*Directions for this task*
Go through the material and pull out every line with the string "React" in it.
# # # # #
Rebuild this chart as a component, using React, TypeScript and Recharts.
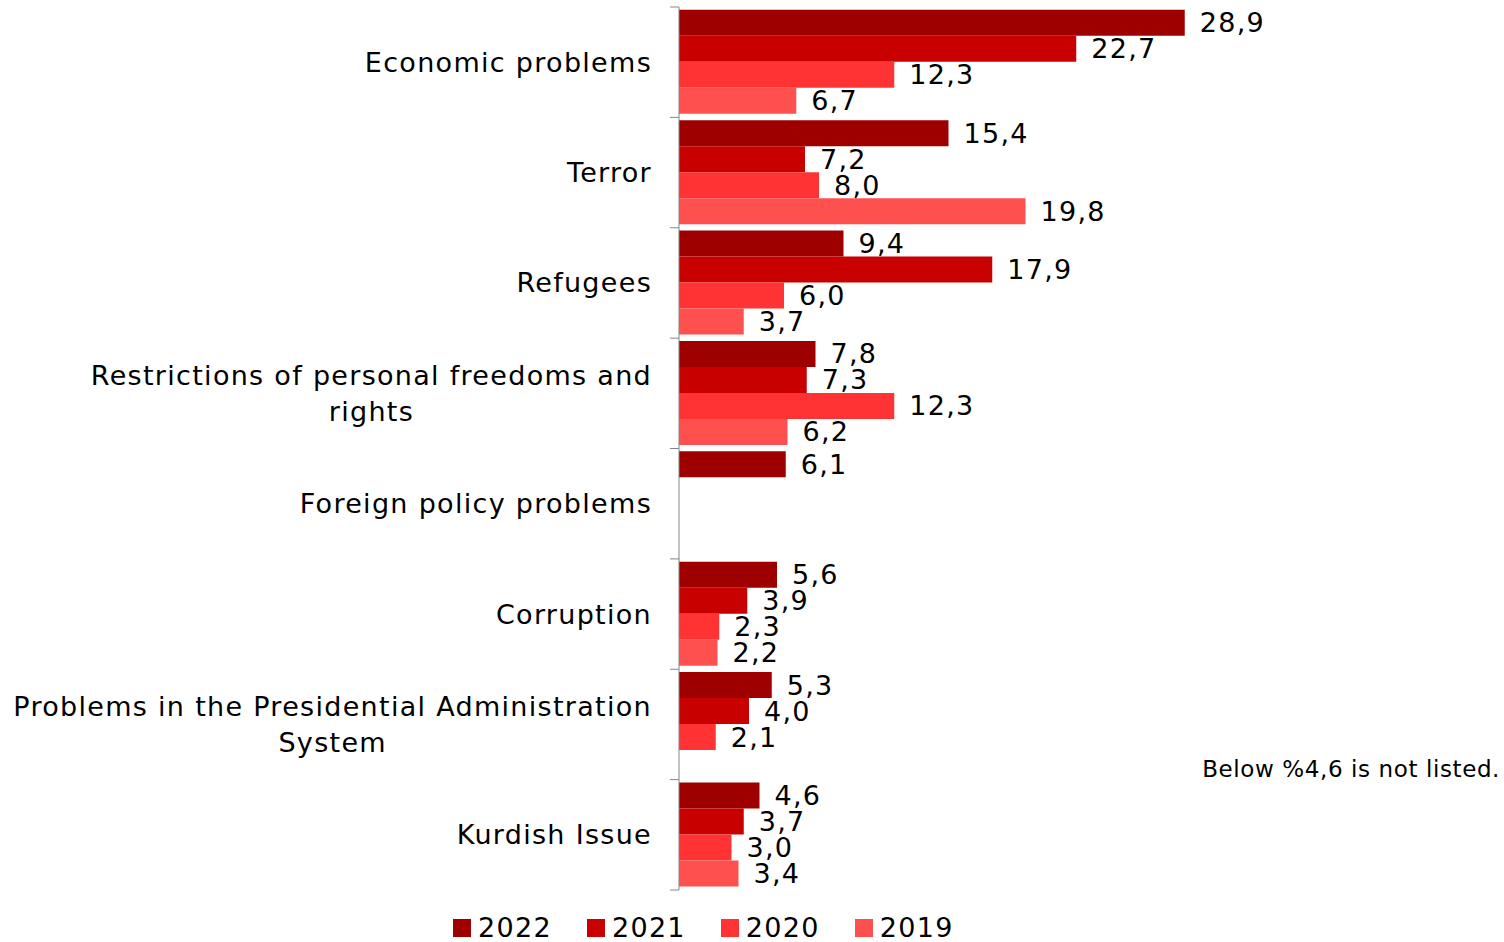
import React from "react";
import { BarChart, Bar, XAxis, YAxis, LabelList } from "recharts";

const categories = [
  "Economic problems",
  "Terror",
  "Refugees",
  "Restrictions of personal freedoms and rights",
  "Foreign policy problems",
  "Corruption",
  "Problems in the Presidential Administration System",
  "Kurdish Issue",
];

const tickLabels = [
  ["Economic problems"],
  ["Terror"],
  ["Refugees"],
  ["Restrictions of personal freedoms and", "rights"],
  ["Foreign policy problems"],
  ["Corruption"],
  ["Problems in the Presidential Administration", "System"],
  ["Kurdish Issue"],
];

const seriesNames = ["2022", "2021", "2020", "2019"];
const seriesColors = ["#9E0000", "#C80000", "#FF3333", "#FF5050"];

const v2022 = [28.9, 15.4, 9.4, 7.8, 6.1, 5.6, 5.3, 4.6];
const v2021 = [22.7, 7.2, 17.9, 7.3, null, 3.9, 4.0, 3.7];
const v2020 = [12.3, 8.0, 6.0, 12.3, null, 2.3, 2.1, 3.0];
const v2019 = [6.7, 19.8, 3.7, 6.2, null, 2.2, null, 3.4];

const seriesValues = [v2022, v2021, v2020, v2019];

const noteText = "Below %4,6 is not listed.";

const data = categories.map((c, i) => {
  const row: Record<string, any> = { name: c, idx: i };
  seriesNames.forEach((s, k) => {
    row[s] = seriesValues[k][i];
  });
  return row;
});

const FONT = "'DejaVu Sans', Verdana, sans-serif";
const LS = 1.3;
const W = 1504;
const H = 942;
const MARGIN = { top: 7, right: 125, bottom: 52, left: 0 };
const Y_WIDTH = 679;
const PLOT_H = H - MARGIN.top - MARGIN.bottom;

const fmt = (v: any) =>
  v === null || v === undefined ? "" : Number(v).toFixed(1).replace(".", ",");

const CategoryTick = (props: any) => {
  const { x, y, index } = props;
  const band = PLOT_H / categories.length;
  const lines = tickLabels[index] || [String(props.payload?.value)];
  const lineH = 36;
  const textRight = x - 27;
  let widths: number[] = lines.map(() => 0);
  try {
    const ctx = document.createElement("canvas").getContext("2d");
    if (ctx) {
      ctx.font = "27px 'DejaVu Sans'";
      widths = lines.map((l) => ctx.measureText(l).width + l.length * LS);
    }
  } catch (e) {}
  const maxW = Math.max(...widths);
  const startY = y - ((lines.length - 1) * lineH) / 2;
  return (
    <g>
      <line x1={x - 9} x2={x} y1={y - band / 2} y2={y - band / 2} stroke="#868686" strokeWidth={1} />
      {index === categories.length - 1 && (
        <line x1={x - 9} x2={x} y1={y + band / 2} y2={y + band / 2} stroke="#868686" strokeWidth={1} />
      )}
      {lines.map((l, i) => (
        <text
          key={i}
          x={lines.length > 1 ? textRight - maxW / 2 : textRight}
          y={startY + i * lineH}
          textAnchor={lines.length > 1 ? "middle" : "end"}
          dominantBaseline="central"
          fontFamily={FONT}
          fontSize={27}
          letterSpacing={LS}
          fill="#000"
        >
          {l}
        </text>
      ))}
    </g>
  );
};

export default function App() {
  return (
    <div style={{ position: "absolute", left: 0, top: 0, width: W, height: H, background: "#fff" }}>
      <BarChart
        width={W}
        height={H}
        data={data}
        layout="vertical"
        margin={MARGIN}
        barCategoryGap="2.5%"
        barGap={0}
      >
        <XAxis type="number" domain={[0, 40]} hide />
        <YAxis
          type="category"
          dataKey="name"
          width={Y_WIDTH}
          axisLine={{ stroke: "#868686" }}
          tickLine={false}
          tickSize={0}
          tickMargin={0}
          interval={0}
          tick={<CategoryTick />}
        />
        {seriesNames.map((s, k) => (
          <Bar key={s} dataKey={s} fill={seriesColors[k]} isAnimationActive={false}>
            <LabelList
              dataKey={s}
              position="right"
              offset={15}
              formatter={fmt}
              fill="#000"
              fontSize={27}
              fontFamily={FONT}
              letterSpacing={LS}
            />
          </Bar>
        ))}
      </BarChart>
      <div
        style={{
          position: "absolute",
          left: 453,
          top: 912,
          display: "flex",
          alignItems: "center",
          fontFamily: FONT,
          fontSize: 27,
          letterSpacing: LS,
          color: "#000",
          lineHeight: "32px",
        }}
      >
        {seriesNames.map((s, k) => (
          <div key={s} style={{ display: "flex", alignItems: "center", marginRight: 35 }}>
            <div style={{ width: 18, height: 18, background: seriesColors[k], marginRight: 7 }} />
            <span>{s}</span>
          </div>
        ))}
      </div>
      <div
        style={{
          position: "absolute",
          right: 4,
          top: 755,
          fontFamily: FONT,
          fontSize: 23,
          letterSpacing: 0.6,
          color: "#000",
          lineHeight: "28px",
          whiteSpace: "nowrap",
        }}
      >
        {noteText}
      </div>
    </div>
  );
}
# # # # #
*Reply to the task*
Rebuild this chart as a component, using React, TypeScript and Recharts.
import React from "react";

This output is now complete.